Характерной частью головного убора мери были проволочные височные кольца с запором в виде втулки (табл. XXVIII, 4), которые можно считать этническим украшением центральной группы мери. Большое распространение имели также височные кольца с заостренными или обрубленными концами, иногда соединенные обмоткой. Височные кольца с запором в виде щитка и крючка, известные по находкам на Березняковском городище, в более позднее время для мери не характерны (табл. XXVI, 28).
Древнейшим типом шейных гривен мери является найденная на Березняковском городище гривна (обломок) из круглого бронзового дрота с петлей и крючком, обмотанная тонкой проволокой, закрепленной бронзовыми же бусами (табл. XXVI, 26). В Хотимльском могильнике обнаружена пластинчатая гривна с петлей и крючком (табл. XXVIII, 23). Гривна глазовского типа с четырехгранной головкой и крючком из Новленского могильника датируется уже концом IX–X в.
К украшениям, входившим в состав ожерелий, относятся различные типы подвесок и пронизок. Среди них распространены трехспиральные шумящие подвески с ушком в виде спиральной трубочки и двумя петлями внизу для шумящих привесок. Прототипами их были позднедьяковские височные украшения. Наиболее ранняя такая подвеска найдена на Березняковском городище. В X в. подвески видоизменяются. Весьма древней является и пронизка в виде литой трубочки, имитирующей спираль, с тремя петлями внизу для шумящих привесок, найденная на Березняковском городище (табл. XXVI, 32). Широко представлены также пронизки, украшенные с лицевой стороны двумя-тремя спиралями, расположенными в ряд (табл. XXVIII, 8).
К раннему комплексу украшений относятся и пирамидальные колокольчики с выступами-шипами внизу. Впервые они найдены на Попадьинском селище. В Сарском могильнике крупные колокольчики встречены в погребениях с трупосожжениями и трупоположениями. В ушко двух колокольчиков продеты петли из крученой проволоки, согнутой в виде восьмерки (табл. XXVIII, 5). В погребениях VII–VIII вв. Безводнинского могильника муромы такие колокольчики с петлями являлись накосниками. Вероятно, для этой же цели служили крупные бутылковидные привески без ушек. В одном из трупосожжений Сарского могильника найдено 10 таких привесок, завернутых в кусок бересты (табл. XXVIII, 14).
Финской традицией является обычай украшения рук спиральными браслетами (табл. XXVIII, 13) и перстнями. Происходящие из ранних комплексов Сарского могильника нагрудные бляхи с «дверцей» и пряжки с «крылатой иглой» отражают связи с соседней муромой (табл. XXVIII, 1, 12).

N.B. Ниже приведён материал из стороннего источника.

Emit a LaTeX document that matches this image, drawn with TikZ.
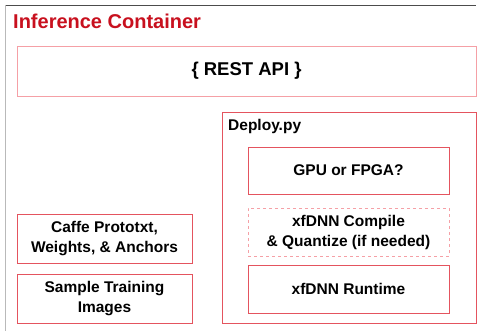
\documentclass[tikz,border=0pt]{standalone}
\usepackage{fontspec}
\setmainfont{Liberation Sans}
\usepackage{tikz}
\usetikzlibrary{positioning}

\definecolor{boxred}{RGB}{228,84,94}
\definecolor{boxpink}{RGB}{245,160,166}
\definecolor{titlered}{RGB}{200,16,30}

\begin{document}
\begin{tikzpicture}[x=1pt,y=-1pt,
    font=\bfseries\fontsize{15.5}{20}\selectfont,
    box/.style={draw=boxred, line width=0.8pt, inner sep=0pt, align=center},
    softbox/.style={box, draw=boxpink}]
  \useasboundingbox (0,0) rectangle (477,331);
  % container frame
  \coordinate (tl) at (5,5);
  \coordinate (tr) at (476,5);
  \coordinate (bl) at (5,331);
  \draw[gray!60!black, line width=0.9pt] (tl) -- (tr);
  \draw[gray!55, line width=0.9pt] (tl) -- (bl);
  \node[anchor=west, text=titlered, inner sep=0pt,
    font=\bfseries\fontsize{20}{24}\selectfont] (title) at (13,21) {Inference Container};

  \node[softbox, minimum width=459, minimum height=50,
    font=\bfseries\fontsize{18.5}{22}\selectfont] (rest) at (246.5,71) {\{ REST API \}};

  % deploy script
  \node[box, minimum width=254, minimum height=211] (deploy) at (349,217.5) {};
  \node[anchor=west, inner sep=0pt] (deploylbl) at (228,126) {Deploy.py};
  \node[box, minimum width=201, minimum height=47] (gpu) at (348.5,170.5) {GPU or FPGA?};
  \node[box, dashed, draw=boxpink, minimum width=201, minimum height=48] (compile) at (348.5,232)
    {xfDNN Compile\\\& Quantize (if needed)};
  \node[box, minimum width=201, minimum height=48] (runtime) at (348.5,289) {xfDNN Runtime};

  % inputs
  \node[box, minimum width=175, minimum height=49] (caffe) at (104.5,238.5)
    {Caffe Prototxt,\\Weights, \& Anchors};
  \node[box, minimum width=175, minimum height=49] (images) at (104.5,298.5)
    {Sample Training\\Images};
\end{tikzpicture}
\end{document}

В X–XI вв. меря носила подвески-коньки с шумящими привесками, выполненные в технике филиграни. Коньки изготовлялись из крученой и гладкой проволоки в сочетании с зернью и деталями из листовой бронзы или отливались по восковой модели. Они имели сложные украшения туловища, одну или две головы, петли вместо ног (табл. XXIX, 8, 12). Мерянский тип коньков представлен не менее чем девятью вариантами (Голубева Л.А., 1976, с. 60–77).